_DIRECTIONS FOR THIS TASK_
Reproduce exactly the lines below, from the first one through the line containing "s.set_linewidth(1)", and omit any pictures.

===== DATA BLOCK

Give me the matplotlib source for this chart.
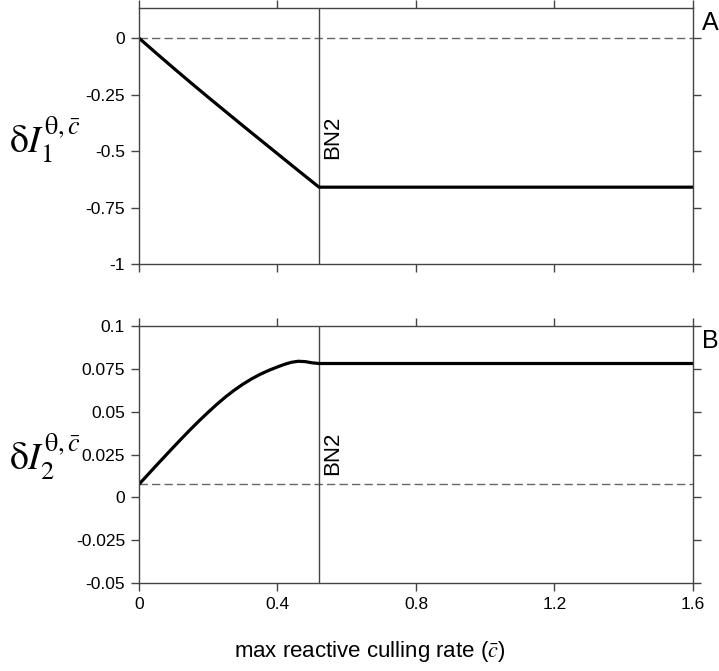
import matplotlib
matplotlib.use('Agg')
import matplotlib.pyplot as plt

plt.rcParams['font.family'] = ['Liberation Sans', 'DejaVu Sans']
plt.rcParams['mathtext.fontset'] = 'stix'

# panel A: delta I_1 vs max reactive culling rate
c_top = [0, 0.05, 0.1, 0.15, 0.2, 0.25, 0.3, 0.35, 0.4, 0.45, 0.52, 0.8, 1.2, 1.6]
dI1 = [0, -0.067, -0.133, -0.198, -0.262, -0.325, -0.388, -0.450, -0.512, -0.574, -0.66, -0.66, -0.66, -0.66]
ref1 = 0.0

# panel B: delta I_2 vs max reactive culling rate
c_bot = [0, 0.025, 0.05, 0.075, 0.1, 0.125, 0.15, 0.175, 0.2, 0.225, 0.25, 0.275, 0.3, 0.325, 0.35,
         0.375, 0.4, 0.42, 0.44, 0.46, 0.48, 0.5, 0.52, 0.8, 1.2, 1.6]
dI2 = [0.0076, 0.0131, 0.0186, 0.0240, 0.0294, 0.0347, 0.0399, 0.0449, 0.0497, 0.0543, 0.0586, 0.0625,
       0.0660, 0.0691, 0.0718, 0.0741, 0.0761, 0.0776, 0.0788, 0.0794, 0.0792, 0.0785, 0.0781,
       0.0781, 0.0781, 0.0781]
ref2 = 0.0076

bn2 = 0.52

xticks = [0, 0.4, 0.8, 1.2, 1.6]
yticks1 = [0, -0.25, -0.5, -0.75, -1]
ylabels1 = ['0', '-0.25', '-0.5', '-0.75', '-1']
yticks2 = [0.1, 0.075, 0.05, 0.025, 0, -0.025, -0.05]
ylabels2 = ['0.1', '0.075', '0.05', '0.025', '0', '-0.025', '-0.05']

fig = plt.figure(figsize=(7.19, 6.71), dpi=100)
ax1 = fig.add_axes([0.1933, 0.6066, 0.7705, 0.3814])
ax2 = fig.add_axes([0.1933, 0.1311, 0.7705, 0.3831])

spine_col = '#444444'


def style(ax, yt, yl, ylim, show_x):
    ax.set_xlim(0, 1.6)
    ax.set_ylim(*ylim)
    ax.set_xticks(xticks)
    ax.set_yticks(yt)
    ax.set_yticklabels(yl)
    if show_x:
        ax.set_xticklabels(['0', '0.4', '0.8', '1.2', '1.6'])
    else:
        ax.set_xticklabels([])
    ax.tick_params(direction='out', length=6, width=1, color=spine_col,
                   top=True, right=True, labelsize=12.5, pad=4)
    for s in ax.spines.values():
        s.set_color(spine_col)
        s.set_linewidth(1)


ax1.axhline(ref1, color='#666666', lw=1, ls=(0, (6, 3)))
ax1.axvline(bn2, color='#444444', lw=1)
ax1.plot(c_top, dI1, color='black', lw=2.3)
style(ax1, yticks1, ylabels1, (-1, 0.133), False)
ax1.text(bn2 + 0.04, -0.438, 'BN2', rotation=90, fontsize=16, ha='center', va='center')
ax1.text(1.016, 0.012, 'A', transform=ax1.get_yaxis_transform(), fontsize=18, ha='left', va='bottom')

ax2.axhline(ref2, color='#666666', lw=1, ls=(0, (6, 3)))
ax2.axvline(bn2, color='#444444', lw=1)
ax2.plot(c_bot, dI2, color='black', lw=2.3)
style(ax2, yticks2, ylabels2, (-0.05, 0.1), True)
ax2.text(bn2 + 0.04, 0.0256, 'BN2', rotation=90, fontsize=16, ha='center', va='center')
ax2.text(1.016, 0.0841, 'B', transform=ax2.get_yaxis_transform(), fontsize=18, ha='left', va='bottom')

fig.text(0.063, 1 - 140 / 671, r'$\mathrm{\delta}I_1^{\mathrm{\theta},\bar{c}}$', fontsize=27,
         ha='center', va='center')
fig.text(0.063, 1 - 457 / 671, r'$\mathrm{\delta}I_2^{\mathrm{\theta},\bar{c}}$', fontsize=27,
         ha='center', va='center')
fig.text(370 / 719, 1 - 651 / 671, r'max reactive culling rate ($\bar{c}$)', fontsize=16,
         ha='center', va='center')

fig.savefig('out.png', dpi=100)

==========

_ANSWER TO THIS TASK_
Give me the matplotlib source for this chart.
import matplotlib
matplotlib.use('Agg')
import matplotlib.pyplot as plt

plt.rcParams['font.family'] = ['Liberation Sans', 'DejaVu Sans']
plt.rcParams['mathtext.fontset'] = 'stix'

# panel A: delta I_1 vs max reactive culling rate
c_top = [0, 0.05, 0.1, 0.15, 0.2, 0.25, 0.3, 0.35, 0.4, 0.45, 0.52, 0.8, 1.2, 1.6]
dI1 = [0, -0.067, -0.133, -0.198, -0.262, -0.325, -0.388, -0.450, -0.512, -0.574, -0.66, -0.66, -0.66, -0.66]
ref1 = 0.0

# panel B: delta I_2 vs max reactive culling rate
c_bot = [0, 0.025, 0.05, 0.075, 0.1, 0.125, 0.15, 0.175, 0.2, 0.225, 0.25, 0.275, 0.3, 0.325, 0.35,
         0.375, 0.4, 0.42, 0.44, 0.46, 0.48, 0.5, 0.52, 0.8, 1.2, 1.6]
dI2 = [0.0076, 0.0131, 0.0186, 0.0240, 0.0294, 0.0347, 0.0399, 0.0449, 0.0497, 0.0543, 0.0586, 0.0625,
       0.0660, 0.0691, 0.0718, 0.0741, 0.0761, 0.0776, 0.0788, 0.0794, 0.0792, 0.0785, 0.0781,
       0.0781, 0.0781, 0.0781]
ref2 = 0.0076

bn2 = 0.52

xticks = [0, 0.4, 0.8, 1.2, 1.6]
yticks1 = [0, -0.25, -0.5, -0.75, -1]
ylabels1 = ['0', '-0.25', '-0.5', '-0.75', '-1']
yticks2 = [0.1, 0.075, 0.05, 0.025, 0, -0.025, -0.05]
ylabels2 = ['0.1', '0.075', '0.05', '0.025', '0', '-0.025', '-0.05']

fig = plt.figure(figsize=(7.19, 6.71), dpi=100)
ax1 = fig.add_axes([0.1933, 0.6066, 0.7705, 0.3814])
ax2 = fig.add_axes([0.1933, 0.1311, 0.7705, 0.3831])

spine_col = '#444444'


def style(ax, yt, yl, ylim, show_x):
    ax.set_xlim(0, 1.6)
    ax.set_ylim(*ylim)
    ax.set_xticks(xticks)
    ax.set_yticks(yt)
    ax.set_yticklabels(yl)
    if show_x:
        ax.set_xticklabels(['0', '0.4', '0.8', '1.2', '1.6'])
    else:
        ax.set_xticklabels([])
    ax.tick_params(direction='out', length=6, width=1, color=spine_col,
                   top=True, right=True, labelsize=12.5, pad=4)
    for s in ax.spines.values():
        s.set_color(spine_col)
        s.set_linewidth(1)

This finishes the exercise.